Touching Wild Horses
Touching Wild Horses
Featured Review For Touching Wild Horses
A gentle family film depicting the relationship between a young boy and the aunt he is sent to live with, set on the beautiful Sable Island. The film deals with family relationships, the destructive power of nature and redemption through love. Not as gushing as it sounds, this is a touching story beautifully shot.
Touching Wild Horses is a moving account of the relationship between a boy and his aunt. Mark (Rendall) is sent to the remote Sable Island after a car crash kills his father and sister and leaves his mother in a coma. His aunt Fiona (Seymour) is a crabby loner who works as a naturalist, studying the wild horses that live there. Understandably, she is less than happy that her contented life has been interrupted by the arrival of a traumatised youth.
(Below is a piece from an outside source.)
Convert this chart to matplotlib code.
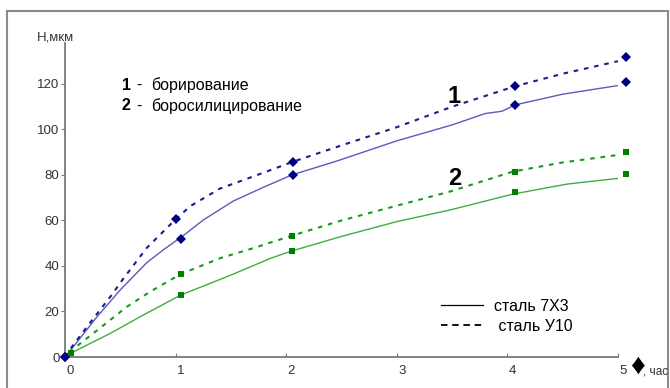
import matplotlib
matplotlib.use("Agg")
import matplotlib.pyplot as plt
import matplotlib.transforms as mtransforms
from matplotlib.lines import Line2D
from matplotlib.patches import Rectangle

plt.rcParams['font.family'] = ['Liberation Sans', 'DejaVu Sans']

# marker points (time, h)
t_marks_b = [0.0, 1.0, 2.06, 4.07, 5.07]
h_u10_b = [0.0, 60.5, 85.8, 119.0, 131.7]
t_marks_b2 = [0.0, 1.05, 2.06, 4.07, 5.07]
h_7x3_b = [0.0, 52.0, 80.0, 110.8, 120.7]
t_marks_s = [0.05, 1.05, 2.05, 4.07, 5.07]
h_u10_s = [1.6, 36.5, 53.3, 81.5, 90.2]
h_7x3_s = [1.6, 27.3, 46.6, 72.4, 80.4]

# smoothed curves
t_line_7x3_b = [0, 0.075, 0.29, 0.5, 0.74, 0.9, 1.06, 1.25, 1.52, 1.79, 2.05,
                2.45, 3.0, 3.5, 3.8, 3.95, 4.07, 4.5, 5.0]
h_line_7x3_b = [0, 4.5, 17.7, 29.5, 41.5, 47.5, 53.0, 60.2, 68.5, 74.5, 80,
                86, 95, 102, 107, 108, 110.8, 115.5, 119.3]
t_line_u10_b = [0, 0.075, 0.21, 0.41, 0.53, 0.74, 1.0, 1.13, 1.4, 1.7, 2.06,
                2.5, 3.0, 3.5, 4.07, 4.5, 5.0]
h_line_u10_b = [0, 5.3, 14, 26.5, 34.6, 48.0, 60.5, 66.2, 74, 79.3, 85.8,
                93, 101, 110, 119, 124.5, 130]
t_line_7x3_s = [0.05, 0.41, 0.71, 1.05, 1.5, 1.86, 2.05, 2.5, 3.0, 3.48, 4.05,
                4.54, 5.0]
h_line_7x3_s = [1.6, 10.4, 18.5, 27.3, 36, 43.4, 46.6, 53, 59.5, 64.6, 71.6,
                76, 78.5]
t_line_u10_s = [0.05, 0.1, 0.35, 0.56, 0.77, 0.98, 1.05, 1.4, 1.7, 2.05, 2.5,
                3.0, 3.48, 4.05, 4.5, 5.0]
h_line_u10_s = [1.6, 4.5, 14, 22.1, 28.7, 34.6, 36.5, 43.4, 47.8, 53.3, 60,
                66.5, 72.7, 81.5, 85.5, 88.8]

x_ticks = [0, 1, 2, 3, 4, 5]
y_ticks = [0, 20, 40, 60, 80, 100, 120]

W, H = 670, 388
fig = plt.figure(figsize=(W / 100, H / 100), dpi=100)
ax = fig.add_axes([65 / W, (H - 357) / H, 553 / W, 314 / H])

blue_mk = '#000080'
green_mk = '#008000'
dash = (0, (2.2, 2.8))

ax.plot(t_line_7x3_b, h_line_7x3_b, color='#5a5abf', lw=1.0)
ax.plot(t_line_u10_b, h_line_u10_b, color='#1c1c90', lw=1.5, ls=dash)
ax.plot(t_line_7x3_s, h_line_7x3_s, color='#3fae3f', lw=1.0)
ax.plot(t_line_u10_s, h_line_u10_s, color='#1a9a1a', lw=1.5, ls=dash)

ax.plot(t_marks_b, h_u10_b, ls='none', marker='D', ms=4.6, color=blue_mk,
        mew=0, clip_on=False, zorder=5)
ax.plot(t_marks_b2, h_7x3_b, ls='none', marker='D', ms=4.6, color=blue_mk,
        mew=0, clip_on=False, zorder=5)
ax.plot(t_marks_s, h_u10_s, ls='none', marker='s', ms=5, color=green_mk,
        mew=0, clip_on=False, zorder=5)
ax.plot(t_marks_s, h_7x3_s, ls='none', marker='s', ms=5, color=green_mk,
        mew=0, clip_on=False, zorder=5)

ax.set_xlim(0, 5)
ax.set_ylim(0, 138)
for s in ['top', 'right']:
    ax.spines[s].set_visible(False)
for s in ['left', 'bottom']:
    ax.spines[s].set_color('#7a7a7a')
    ax.spines[s].set_linewidth(1.3)

ax.set_xticks(x_ticks)
ax.set_yticks(y_ticks)
ax.tick_params(axis='x', direction='in', length=3, color='#7a7a7a',
               labelsize=9.5, labelcolor='#333333', pad=6)
ax.tick_params(axis='y', direction='out', length=3, color='#7a7a7a',
               labelsize=9.5, labelcolor='#333333', pad=1)
off = mtransforms.ScaledTranslation(5 / 100, 0, fig.dpi_scale_trans)
for lab in ax.get_xticklabels():
    lab.set_transform(lab.get_transform() + off)

# curve numbers
ax.text(3.52, 114.3, '1', fontsize=17, fontweight='bold', ha='center', va='center')
ax.text(3.52, 78.5, '2', fontsize=17, fontweight='bold', ha='center', va='center')

# explanation text
fs = 11.5
fig.text(122 / W, 1 - 85 / H, '1', fontsize=fs, fontweight='bold', va='center')
fig.text(136 / W, 1 - 85 / H, '-', fontsize=fs, va='center')
fig.text(151 / W, 1 - 85 / H, 'борирование', fontsize=fs, va='center')
fig.text(122 / W, 1 - 106 / H, '2', fontsize=fs, fontweight='bold', va='center')
fig.text(136 / W, 1 - 106 / H, '-', fontsize=fs, va='center')
fig.text(151 / W, 1 - 106 / H, 'боросилицирование', fontsize=fs, va='center')

# axis captions
fig.text(37 / W, 1 - 37 / H, 'Н,мкм', fontsize=9.5, color='#333333', va='center')
fig.text(630 / W, 1 - 366 / H, '♦', fontsize=21, color='black', va='center')
fig.text(668 / W, 1 - 372 / H, ', час', fontsize=8.5, color='#333333',
         va='center', ha='right')

# steel legend
handles = [Line2D([], [], color='black', lw=0.9),
           Line2D([], [], color='black', lw=1.3, ls=(0, (3.6, 2.6)))]
leg = fig.legend(handles, ['сталь 7Х3', ' сталь У10'], loc='upper left',
                 bbox_to_anchor=(441 / W, 1 - 299 / H), frameon=False,
                 fontsize=fs, handlelength=2.6, handletextpad=0.7,
                 labelspacing=0.3, borderpad=0, borderaxespad=0)

# outer frame
fig.patches.append(Rectangle((7 / W, -0.05), (668 - 7) / W, 1.05 - 11 / H,
                             transform=fig.transFigure, fill=False,
                             edgecolor='#8a8a8a', lw=1.5))

fig.savefig('out.png', dpi=100)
The basic plot is predictable enough- charming but damaged child melts the adult’s frosty exterior and they live happily ever after. What comes as a surprise though, is the touching relationship that exists between the two leads, and the relationship they each have with their natural surroundings.
Touching Wild Horses is not the sentiment fest you might suppose it to be. Yes, there is the obligatory death of a horse that evokes tears and pity and sadness. But instead of Fiona going all gooey eyed, we get a hard hearted response ‘Bad things happen’. This is why the film works- like the real world, shit happens and like the real world, they get on with it.
The film is beautifully shot, the remote landscape providing the perfect backdrop for Mark’s struggle to find out who he is and where he belongs. The characters are so well written that you feel a genuine interest in what happens to Mark, his aunt and the island horses. Because of this, we can just about forgive the over dramatized flashbacks and dodgy nightmares featuring ghosts. But only just.
Touching Wild Horses is a gentle tale despite some sinister undertones. The film doesn’t aspire to greatness, instead it is content to be a slow paced tale of discovery for the two main characters. A great Sunday afternoon flick, provided you don’t expect anything innovative.